O crescimento da demagogia religiosa juntou-se ao velho populismo eleitoral para levar o Brasil para trás, e não apenas no sentido cívico, mas propriamente educacional. Daí decorrem políticas gerais, inclusive econômicas, altamente equivocadas que rebaixam o capital humano daqueles mais desprovidos.
É um imenso problema, nunca resolvido mesmo nos anos de estabilização macroeconômica e que está arrastando o Brasil para trás e para baixo. A diminuição da renda e o aumento dos pobres e famintos são visíveis a olho nu, o que não é só uma decorrência da crise da epidemia e da guerra.

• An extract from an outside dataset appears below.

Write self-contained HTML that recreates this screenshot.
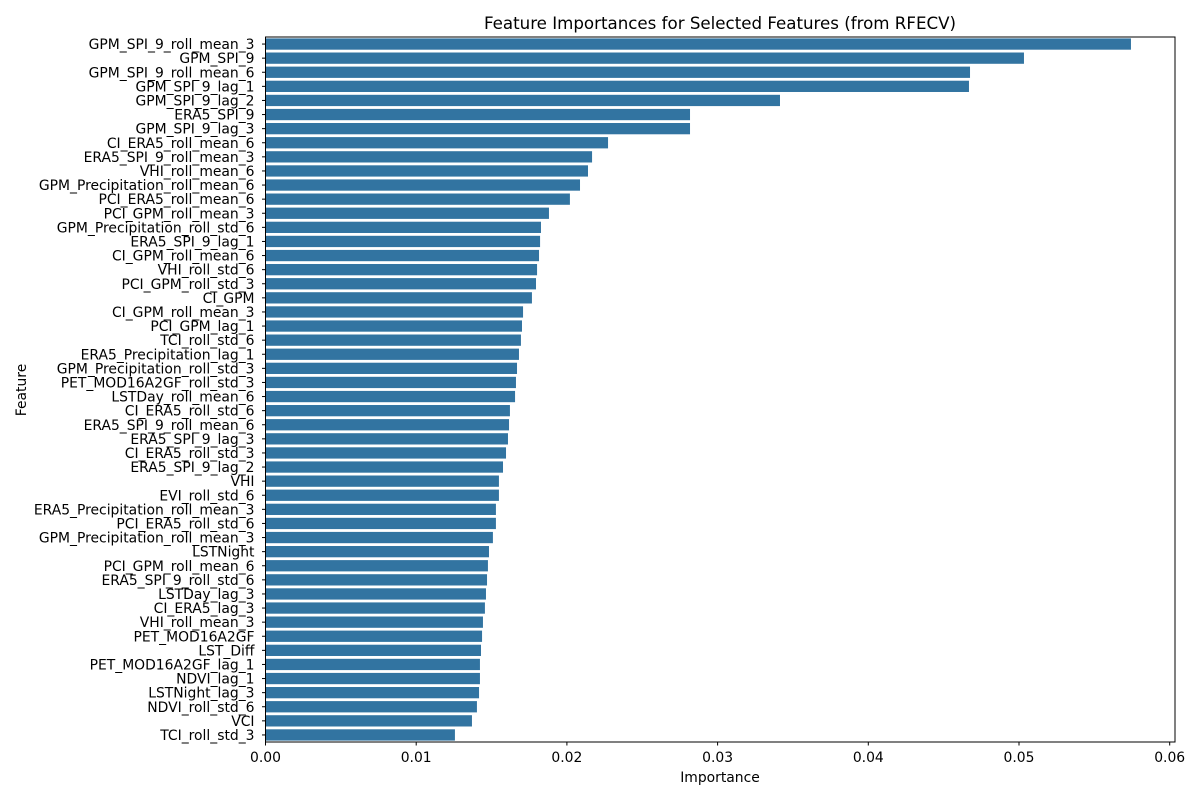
<!DOCTYPE html>
<html><head><meta charset="utf-8"><style>
body{margin:0;background:#fff;}
svg text{font-family:"DejaVu Sans","Liberation Sans",sans-serif;fill:#000;}
</style></head><body>
<svg id="chart" width="1200" height="800">
<text x="720" y="29" font-size="16.67" text-anchor="middle">Feature Importances for Selected Features (from RFECV)</text>
<g id="bars"></g><g id="yticks"></g><g id="xticks"></g>
<rect x="265.5" y="37" width="909.5" height="705" fill="none" stroke="#000" stroke-width="1"/>
<text x="720" y="782" font-size="13.9" text-anchor="middle">Importance</text>
<text x="26" y="390" font-size="13.9" text-anchor="middle" transform="rotate(-90 26 390)">Feature</text>
</svg>
<script>
const features=["GPM_SPI_9_roll_mean_3","GPM_SPI_9","GPM_SPI_9_roll_mean_6","GPM_SPI_9_lag_1","GPM_SPI_9_lag_2","ERA5_SPI_9","GPM_SPI_9_lag_3","CI_ERA5_roll_mean_6","ERA5_SPI_9_roll_mean_3","VHI_roll_mean_6","GPM_Precipitation_roll_mean_6","PCI_ERA5_roll_mean_6","PCI_GPM_roll_mean_3","GPM_Precipitation_roll_std_6","ERA5_SPI_9_lag_1","CI_GPM_roll_mean_6","VHI_roll_std_6","PCI_GPM_roll_std_3","CI_GPM","CI_GPM_roll_mean_3","PCI_GPM_lag_1","TCI_roll_std_6","ERA5_Precipitation_lag_1","GPM_Precipitation_roll_std_3","PET_MOD16A2GF_roll_std_3","LSTDay_roll_mean_6","CI_ERA5_roll_std_6","ERA5_SPI_9_roll_mean_6","ERA5_SPI_9_lag_3","CI_ERA5_roll_std_3","ERA5_SPI_9_lag_2","VHI","EVI_roll_std_6","ERA5_Precipitation_roll_mean_3","PCI_ERA5_roll_std_6","GPM_Precipitation_roll_mean_3","LSTNight","PCI_GPM_roll_mean_6","ERA5_SPI_9_roll_std_6","LSTDay_lag_3","CI_ERA5_lag_3","VHI_roll_mean_3","PET_MOD16A2GF","LST_Diff","PET_MOD16A2GF_lag_1","NDVI_lag_1","LSTNight_lag_3","NDVI_roll_std_6","VCI","TCI_roll_std_3"];
const importances=[0.05743,0.05033,0.04675,0.04668,0.03414,0.02817,0.02817,0.02273,0.02167,0.02140,0.02087,0.02020,0.01881,0.01828,0.01822,0.01815,0.01802,0.01795,0.01768,0.01709,0.01702,0.01695,0.01682,0.01669,0.01662,0.01656,0.01622,0.01616,0.01609,0.01596,0.01576,0.01549,0.01549,0.01529,0.01529,0.01509,0.01483,0.01476,0.01470,0.01463,0.01456,0.01443,0.01437,0.01430,0.01423,0.01423,0.01417,0.01403,0.01370,0.01257];
const xTicks=[0,0.01,0.02,0.03,0.04,0.05,0.06];
const xTickLabels=["0.00","0.01","0.02","0.03","0.04","0.05","0.06"];
const NS="http://www.w3.org/2000/svg";
const x0=265.5,x1=1175,yTop=37,yBot=742;
const xScale=v=>x0+v*15070;
const band=(yBot-yTop)/features.length;
const yScale=i=>yTop+i*band;
function mk(t,a,p){const e=document.createElementNS(NS,t);for(const k in a)e.setAttribute(k,a[k]);p.appendChild(e);return e;}
const gb=document.getElementById('bars'),gy=document.getElementById('yticks'),gx=document.getElementById('xticks');
features.forEach((f,i)=>{
  const r=mk('rect',{x:x0,y:yScale(i)+band*0.1,width:xScale(importances[i])-x0,height:band*0.8,fill:'#3274a1'},gb);
  
  
  const cy=yScale(i)+band/2;
  const tk=mk('line',{x1:x0-3.5,x2:x0,y1:cy,y2:cy,stroke:'#000'},gy);
  
  
  const t=mk('text',{x:x0-11,y:cy+5,'font-size':13.9,'text-anchor':'end'},gy);
  t.textContent=f;
  
  
});
xTicks.forEach((v,i)=>{
  const px=xScale(v);
  const tk=mk('line',{x1:px,x2:px,y1:yBot,y2:yBot+3.5,stroke:'#000'},gx);
  
  
  const t=mk('text',{x:px,y:yBot+20,'font-size':13.9,'text-anchor':'middle'},gx);
  t.textContent=xTickLabels[i];
  
  
});
</script>
</body></html>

A má qualidade do estamento político faz o resto, ao produzir baixo crescimento (ou nenhum em termos per capita, e até recuando), pela adoção de políticas inconsistentes ou simplesmente direcionadas a privilegiar os já ricos.
As políticas de “assistência à pobreza” não eliminam na verdade a pobreza, apenas subsidiam o consumo dos mais pobres, e podem até provocar efeitos deletérios, sobre o mercado de trabalho, por um lado (ao alterar o custo desse fator no plano microeconômico), e, por outro lado, sobre a chamada agricultura de subsistência ou atividades muito elementares que atuavam como “renda” não monetária (e, portanto, não computada nos levantamentos baseados em moeda circulante).

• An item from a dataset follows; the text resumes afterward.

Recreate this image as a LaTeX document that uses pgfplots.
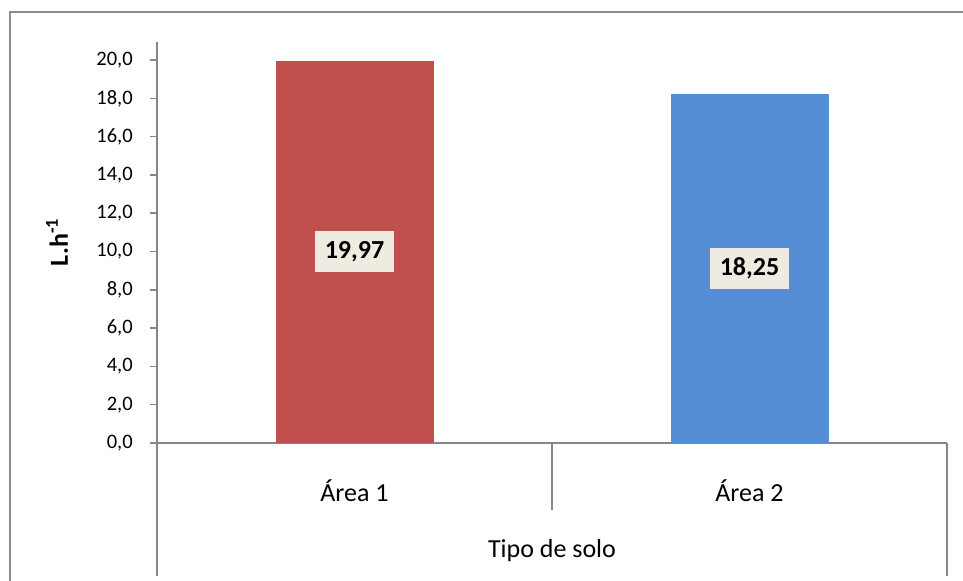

Se havia desnutrição, subnutrição ou até surtos epidêmicos de fome localizada (secas em determinadas regiões do agreste, por exemplo), não havia gente condenada a morrer de fome pela ausência de ajuda assistencial do governo ou inexistência de alternativas. Um equilíbrio precário, mas não o quadro de pessoas realmente passando fome extrema, pela ausência de algum maná público.

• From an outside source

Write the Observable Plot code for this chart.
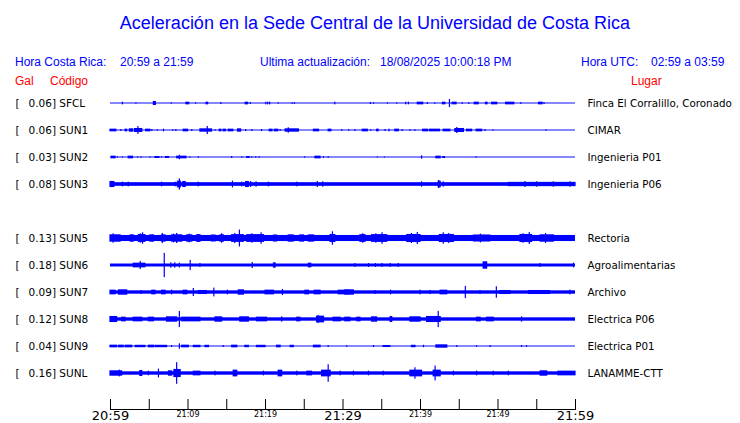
<!DOCTYPE html>
<html>
<head>
<meta charset="utf-8">
<script src="https://cdn.jsdelivr.net/npm/d3@7"></script>
<script src="https://cdn.jsdelivr.net/npm/@observablehq/plot@0.6"></script>
<style>
  body { margin: 0; background: #fff; }
  #chart { position: relative; width: 740px; height: 423px; background: #fff; font-family: "Liberation Sans", Arial, sans-serif; overflow: hidden; }
  .t { position: absolute; white-space: pre; line-height: 14px; font-size: 12px; }
  .blue { color: #0000ff; }
  .red { color: #ff0000; }
  #title { position: absolute; left: 0; width: 750px; text-align: center; top: 13px; font-size: 18px; line-height: 20px; color: #0000ff; }
  #plot { position: absolute; left: 0; top: 90px; }
</style>
</head>
<body>
<div id="chart">
  <div id="title"></div>
  <span class="t blue" id="h1" style="left:15px;top:55px"></span>
  <span class="t blue" id="h2" style="left:120px;top:55px"></span>
  <span class="t blue" id="h3" style="left:260px;top:55px"></span>
  <span class="t blue" id="h4" style="left:380px;top:55px"></span>
  <span class="t blue" id="h5" style="left:581px;top:55px"></span>
  <span class="t blue" id="h6" style="left:651px;top:55px"></span>
  <span class="t red" id="c1" style="left:15px;top:74px"></span>
  <span class="t red" id="c2" style="left:50px;top:74px"></span>
  <span class="t red" id="c3" style="left:631px;top:74px"></span>
  <div id="plot"></div>
</div>
<script>
// ---------- texts ----------
const titleText = "Aceleración en la Sede Central de la Universidad de Costa Rica";
const headerTexts = ["Hora Costa Rica:", "20:59 a 21:59", "Ultima actualización:", "18/08/2025 10:00:18 PM", "Hora UTC:", "02:59 a 03:59"];
const columnTexts = ["Gal", "Código", "Lugar"];

// ---------- stations ----------
const codes  = ["SFCL", "SUN1", "SUN2", "SUN3", "SUN5", "SUN6", "SUN7", "SUN8", "SUN9", "SUNL"];
const peaks  = [0.06, 0.06, 0.03, 0.08, 0.13, 0.18, 0.09, 0.12, 0.04, 0.16];
const places = ["Finca El Corralillo, Coronado", "CIMAR", "Ingenieria P01", "Ingenieria P06", "Rectoria",
                "Agroalimentarias", "Archivo", "Electrica P06", "Electrica P01", "LANAMME-CTT"];
// row order of the display (SUN4 slot is empty)
const rowOrder = ["SFCL", "SUN1", "SUN2", "SUN3", "SUN4", "SUN5", "SUN6", "SUN7", "SUN8", "SUN9", "SUNL"];
// background noise level (gal, half amplitude)
const noise = [0.007, 0.007, 0.007, 0.027, 0.045, 0.022, 0.025, 0.025, 0.007, 0.025];

// ---------- time axis (minutes after 20:59) ----------
const timeDomain = [0, 60];
const tickMinutes = [0, 5, 10, 15, 20, 25, 30, 35, 40, 45, 50, 55, 60];
const majorTicks = [0, 30, 60];
const majorLabels = ["20:59", "21:29", "21:59"];
const minorTicks = [10, 20, 40, 50];
const minorLabels = ["21:09", "21:19", "21:39", "21:49"];

// ---------- events: [start minute, end minute, half amplitude gal] ----------
const evSFCL = [[1.6,1.6,.02],[3.35,3.35,.01],[5.6,5.85,.03],[7.9,7.9,.01],[9.8,10.15,.02],[11.05,11.05,.01],[12.4,12.6,.02],[14.3,14.3,.015],[17.45,17.75,.02],[18.1,18.1,.015],[20.1,20.1,.02],[20.35,20.35,.02],[20.6,20.6,.02],[21.7,21.7,.01],[23.5,23.5,.012],[23.8,23.8,.012],[29,29,.02],[33.6,33.6,.015],[34,34,.01],[35.8,35.8,.01],[37,37,.01],[38.15,38.15,.02],[38.5,38.5,.02],[39.65,40.35,.02],[40.95,40.95,.015],[41.9,41.9,.01],[42.9,43.2,.02],[43.8,43.8,.06],[44.15,44.65,.02],[45.45,45.45,.012],[46.3,46.3,.012],[47,47.5,.02],[48.45,48.65,.02],[49.25,49.9,.02],[51.05,52.1,.02],[53,53,.012],[55.3,55.75,.02],[56,56,.015]];
const evSUN1 = [[0,0.75,.02],[1.4,1.4,.015],[1.95,2.15,.02],[2.5,2.9,.025],[3.15,4.1,.03],[3.6,3.6,.058],[4.6,5.15,.02],[5.4,5.4,.015],[6.1,6.1,.012],[6.9,6.9,.02],[8.1,8.1,.012],[8.5,8.5,.015],[9.45,10,.02],[10.55,10.55,.015],[11.6,13.1,.025],[12.55,12.55,.06],[13.55,13.55,.012],[14.1,14.3,.02],[14.6,14.9,.02],[15.25,15.85,.02],[16.45,16.85,.025],[17.5,17.5,.015],[18.3,18.3,.015],[19.55,19.55,.015],[20.55,20.9,.02],[21.2,21.65,.02],[21.95,21.95,.015],[22.6,24.3,.025],[23,23,.04],[26.25,26.9,.02],[28.15,28.5,.02],[29.9,29.9,.012],[30.8,30.8,.012],[31.6,31.6,.015],[32.55,33.2,.02],[33.65,33.65,.012],[34.4,34.6,.02],[35.5,35.5,.015],[36,36,.02],[36.75,37.2,.02],[37.7,37.7,.015],[38.7,38.7,.012],[39.35,39.35,.012],[40.35,40.95,.02],[41.2,42.5,.02],[43,43.85,.02],[44.5,45.6,.03],[44.75,44.75,.045],[46,46.65,.02],[47.25,47.95,.02],[48.4,48.4,.015],[49.4,49.4,.01],[56.25,56.25,.01]];
const evSUN2 = [[0.15,0.65,.02],[0.95,0.95,.01],[1.6,1.6,.01],[2.35,2.9,.02],[3.55,3.55,.01],[4,4,.01],[5.15,5.15,.01],[5.8,6.3,.015],[6.65,6.65,.01],[7.15,7.55,.015],[8.6,9.8,.02],[8.95,8.95,.033],[10.3,10.3,.01],[11.4,11.4,.01],[15.7,15.7,.015],[17,17,.01],[17.65,17.95,.015],[18.3,18.3,.01],[18.8,18.8,.01],[19.25,19.25,.01],[25.1,25.1,.01],[26.45,27.1,.02],[27.55,27.55,.012],[28.15,28.15,.012],[34.5,34.5,.008],[35.4,35.4,.008],[40.2,40.2,.025],[42.05,42.6,.02],[42.95,43.15,.015],[47.25,47.25,.01]];
const evSUN3 = [[0,0.5,.045],[1.6,1.6,.035],[2.35,2.35,.035],[6.65,6.65,.035],[8.4,8.4,.035],[8.7,9.1,.05],[8.95,8.95,.084],[9.4,9.7,.045],[11.4,11.4,.035],[15.8,15.8,.05],[17,17,.035],[17.5,17.85,.045],[18.15,18.15,.045],[18.85,18.85,.04],[20.45,20.45,.035],[24.1,24.1,.035],[26.75,26.75,.045],[27.45,27.45,.04],[40.2,40.2,.04],[42.35,42.6,.05],[42.4,42.4,.06],[43,43,.04],[51.4,60,.032],[53.55,53.55,.045],[55.05,55.05,.04],[57.2,57.2,.04],[59.35,59.35,.04]];
const evSUN5 = [[0,1.3,.055],[0.4,0.4,.07],[2.6,3,.055],[3.65,4.5,.058],[4.2,4.2,.085],[3.9,3.9,.07],[5.15,5.6,.055],[6.65,7.1,.055],[6.75,6.75,.075],[7.95,9.25,.055],[8.6,8.6,.075],[8.2,8.2,.065],[9.9,10.55,.055],[10.2,10.2,.065],[11.2,11.6,.058],[13.1,13.55,.052],[14.2,14.6,.056],[14.4,14.4,.07],[15.7,17.2,.058],[16.1,16.1,.075],[16.7,16.7,.125],[17.65,19.8,.058],[18.3,18.3,.07],[19.5,19.5,.085],[21.1,21.5,.052],[23,23.65,.054],[24.5,24.95,.054],[25.6,26.25,.054],[28.4,29,.06],[28.7,28.7,.1],[32.25,32.9,.058],[32.6,32.6,.07],[33.75,35.7,.058],[35.1,35.1,.085],[34.3,34.3,.07],[38.3,40,.06],[39.65,39.65,.09],[38.9,38.9,.075],[42.5,44.3,.06],[43,43,.085],[43.7,43.7,.075],[46.9,49,.052],[47.8,47.8,.065],[52.9,54.4,.06],[54.1,54.1,.09],[53.3,53.3,.07],[55.5,57.2,.055],[56.2,56.2,.075]];
const evSUN6 = [[3,4.5,.035],[3.9,3.9,.06],[7,7,.18],[7.85,7.85,.04],[8.35,8.35,.04],[8.95,8.95,.035],[10.35,10.35,.075],[11.6,11.6,.03],[18.35,18.35,.045],[21.1,21.3,.04],[25.6,25.9,.035],[31.6,31.6,.03],[33.35,33.35,.03],[34.25,34.25,.03],[35.1,35.1,.03],[36.15,36.15,.03],[37.2,37.2,.03],[48.15,48.6,.055],[55.5,55.5,.03],[59.8,59.8,.035]];
const evSUN7 = [[0,0.65,.035],[1.1,2.15,.04],[4,4,.03],[5.4,5.8,.035],[6.65,7.1,.035],[7.95,7.95,.035],[9.45,9.9,.035],[10.75,10.75,.06],[11.4,12.45,.03],[13.4,13.4,.065],[15.15,15.15,.035],[16.55,17.2,.04],[20,21.1,.035],[22.25,22.25,.045],[25.15,25.6,.035],[26.35,27.1,.035],[29.45,30.75,.035],[30.3,31.4,.04],[34.2,34.2,.03],[36.2,36.2,.035],[40,40,.035],[41.3,41.3,.03],[42.6,43.45,.035],[45.85,45.85,.09],[47.75,47.75,.03],[49.85,49.85,.085],[50.3,51.6,.03],[54,56.7,.03],[59.35,59.35,.035]];
const evSUN8 = [[0,0.85,.045],[1.5,1.95,.035],[3,4.1,.035],[4.95,5.6,.035],[7.3,8.6,.04],[8.95,8.95,.12],[9.25,11.6,.035],[13.55,14.4,.04],[16.75,17.85,.04],[18.9,20.2,.035],[22.15,22.15,.04],[24.1,24.5,.035],[26.65,27.55,.05],[26.85,26.85,.06],[28.8,29.7,.035],[30.3,30.95,.035],[31.85,32.25,.035],[33.75,34.4,.04],[36.15,36.35,.045],[38.7,40,.04],[40.85,42.6,.045],[42.35,42.35,.12],[47.3,47.75,.035],[48.6,49.45,.035],[53.1,53.1,.04]];
const evSUN9 = [[0,0.85,.02],[1.1,1.7,.02],[1.95,2.8,.02],[3.25,4.5,.018],[4.95,5.6,.02],[5.8,7.3,.018],[7.95,7.95,.015],[8.95,8.95,.04],[9.25,10.1,.02],[10.75,11.6,.018],[12.25,12.7,.018],[14.6,14.6,.015],[15.7,16.35,.02],[17.4,17.85,.018],[18.9,20,.018],[21.5,21.95,.02],[23.25,23.65,.018],[26.25,27.1,.02],[28.15,28.15,.015],[30.55,30.55,.012],[34,34,.015],[35.25,36.1,.015],[38.9,39.35,.018],[40.45,40.45,.018],[42.05,43.45,.025],[44.75,44.75,.015],[47.3,47.3,.012],[49.05,49.05,.015],[53.1,53.1,.015],[53.75,53.75,.012]];
const evSUNL = [[0,1.5,.04],[1.2,1.2,.05],[3.85,4.1,.045],[4.95,4.95,.035],[6.25,6.25,.065],[7.55,7.95,.04],[8.25,9.05,.06],[8.6,8.6,.16],[10.75,11.6,.035],[13.55,13.55,.035],[15.9,16.35,.05],[19.8,19.8,.035],[21.7,22.15,.05],[24.1,24.1,.035],[25.4,26,.035],[27.3,28.4,.05],[28.15,28.15,.13],[29.7,29.7,.035],[31.4,31.4,.035],[33.35,33.35,.035],[35.25,35.25,.035],[38.7,40.2,.05],[39.35,39.35,.085],[41.7,42.6,.05],[41.95,41.95,.11],[44.3,44.3,.035],[47.3,47.3,.035],[49.45,49.45,.035],[51.4,51.4,.035],[55.5,56.35,.04],[57.8,60,.035]];
const eventLists = [evSFCL, evSUN1, evSUN2, evSUN3, evSUN5, evSUN6, evSUN7, evSUN8, evSUN9, evSUNL];

// ---------- build ----------
document.getElementById("title").textContent = titleText;
["h1","h2","h3","h4","h5","h6"].forEach((id, i) => document.getElementById(id).textContent = headerTexts[i]);
["c1","c2","c3"].forEach((id, i) => document.getElementById(id).textContent = columnTexts[i]);

const ROW = 0.4; // gal between trace baselines
const BLUE = "#0000ff";
const rows = codes.map((c, i) => ({
  code: c, peak: peaks[i], place: places[i], base: noise[i],
  y: rowOrder.indexOf(c) * ROW
}));
const events = rows.flatMap((r, i) => eventLists[i].map(([a, b, amp]) => ({a, b, amp, y0: r.y})));

const FONT = "DejaVu Sans";
const chart = Plot.plot({
  width: 740,
  height: 333,
  marginLeft: 110,
  marginRight: 165,
  marginTop: 0,
  marginBottom: 14,
  style: {background: "transparent", fontFamily: FONT, color: "#000", overflow: "visible"},
  x: {domain: timeDomain},
  y: {domain: [0, (rowOrder.length - 1) * ROW], range: [13, 283], axis: null},
  marks: [
    Plot.rect(rows, {x1: () => timeDomain[0], x2: () => timeDomain[1], y1: d => d.y - d.base, y2: d => d.y + d.base, fill: BLUE}),
    Plot.rect(events, {x1: "a", x2: "b", y1: d => d.y0 - d.amp, y2: d => d.y0 + d.amp, fill: BLUE, insetLeft: -0.6, insetRight: -0.6}),
    Plot.text(rows, {y: "y", frameAnchor: "left", dx: -95, text: () => "[", textAnchor: "start", fontSize: 10.5, fill: "#000"}),
    Plot.text(rows, {y: "y", frameAnchor: "left", dx: -82, text: d => `${d.peak.toFixed(2)}] ${d.code}`, textAnchor: "start", fontSize: 10.5, fill: "#000"}),
    Plot.text(rows, {y: "y", frameAnchor: "right", dx: 12, text: "place", textAnchor: "start", fontSize: 10.3, fill: "#000"}),
    Plot.ruleX(tickMinutes, {x: d => d, insetTop: 309, stroke: "#000"}),
    Plot.frame({anchor: "bottom", stroke: "#000"}),
    Plot.axisX(majorTicks, {tickSize: 0, tickPadding: 1.5, tickFormat: (d) => majorLabels[majorTicks.indexOf(d)], fontSize: 13, fontWeight: "normal", fontFamily: FONT}),
    Plot.axisX(minorTicks, {tickSize: 0, tickPadding: 1.5, tickFormat: (d) => minorLabels[minorTicks.indexOf(d)], fontSize: 8, fontWeight: "normal", fontFamily: FONT})
  ]
});
document.getElementById("plot").appendChild(chart);
</script>
</body>
</html>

O desequilíbrio ou interrupção das ajudas levou à dependência passiva, e, portanto, a casos agudos de fome, pois a expectativa era a ajuda, não a busca ativa ou desesperada de uma solução ao nível individual. O tão apregoado e incensado “maior programa de assistência social do mundo” pode ter criado uma cultura da dependência nefasta no plano dos comportamentos sociais e individuais.
O “Estado” — isto é, políticos demagogos do governo — perpetuam a solução da ajuda pública, pois parece um expediente mais fácil — ou útil eleitoralmente— do que a educação de massa de qualidade e políticas de produtividade do capital humano. As políticas de combate à pobreza podem estar perpetuando a pobreza.
Poderemos superar os tremendos obstáculos políticos que obstam, presentemente, um processo sustentado de crescimento econômico, com transformação produtiva e distribuição socialmente equitativa dos frutos desse crescimento? Talvez, mas para isso seria necessário um grande esforço da cidadania no sentido de renovar a representação política, empreender as reformas institucionais e econômicas indispensáveis e renovar o sentido de união nacional em torno dos legítimos interesses da população mais pobre. Persistem fundadas dúvidas sobre se tal esforço tem condições de ser levado adiante por estadistas responsáveis, inclusive porque uma das razões do declínio relativo é justamente a falta de estadistas responsáveis que se apresentem à sociedade com um discurso renovado de unidade nacional em torno de metas e objetivos efetivamente conjugados.
O principal obstáculo parece residir, como já se afirmou repetidas vezes, na notória mediocridade de nossas elites. O atraso não é tanto material, quanto ele é essencialmente mental.
Paulo Roberto de Almeida
Brasília, 4222: 22 agosto 2022, 12 p.
Publicado na revista InterAção (Santa Maria: UFSM; vol. 13, n. 2, edição especial, setembro 2022; ISSN: 2357-7675). Relação de Publicados n. 1469.